Éire Ghaelach – Éire Shaor
In an article for WalesOnline former Plaid Cymru minister Rhodri Glyn Thomas asks the question that hangs over the Welsh nationalist party as it faces a new leadership election and demands that it embrace a new form of progressive nationalism:
“PLAID Cymru has gone backwards since 1999 and desperately needs to find a new way of talking to the voters, a former minister has claimed.
Rhodri Glyn Thomas, who was Heritage Minister in the One Wales coalition with Labour from 2007 to 2008, said he hoped the party’s leadership election, which will be launched formally tomorrow, would start a revival in Plaid’s fortunes.

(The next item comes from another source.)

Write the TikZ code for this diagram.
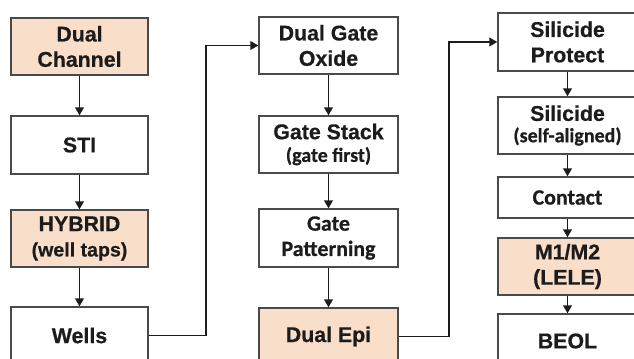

“The question is, what does Plaid Cymru stand for now? We need clear leadership, which we haven’t had for the last 12 years. My view is that the emphasis should be on nation building rather than independence. I’m waiting to hear what the leadership contenders have to say before deciding which of them to vote for.””
For the last two decades the party has effectively abandoned its core belief, the establishment of an independent Wales, and instead embraced cultural nationalism with conservative regionalist politics. This has seen the remarkable transformation of Wales into a bilingual society and the creation of a strong regional government for the Welsh people. However the main beneficiaries of this have been the establishment British parties like Labour, the Conservatives and the Liberal-Democrats. Plaid Cymru itself has been eclipsed in many constituencies.
Is it now time for Plaid to follow the path trod by the SNP and a revival of a progressive movement for sovereignty? If Plaid Cymru’s successes in cultural politics has shown it anything it is surely that advanced nationalism, in language or politics, is the long-term key to success.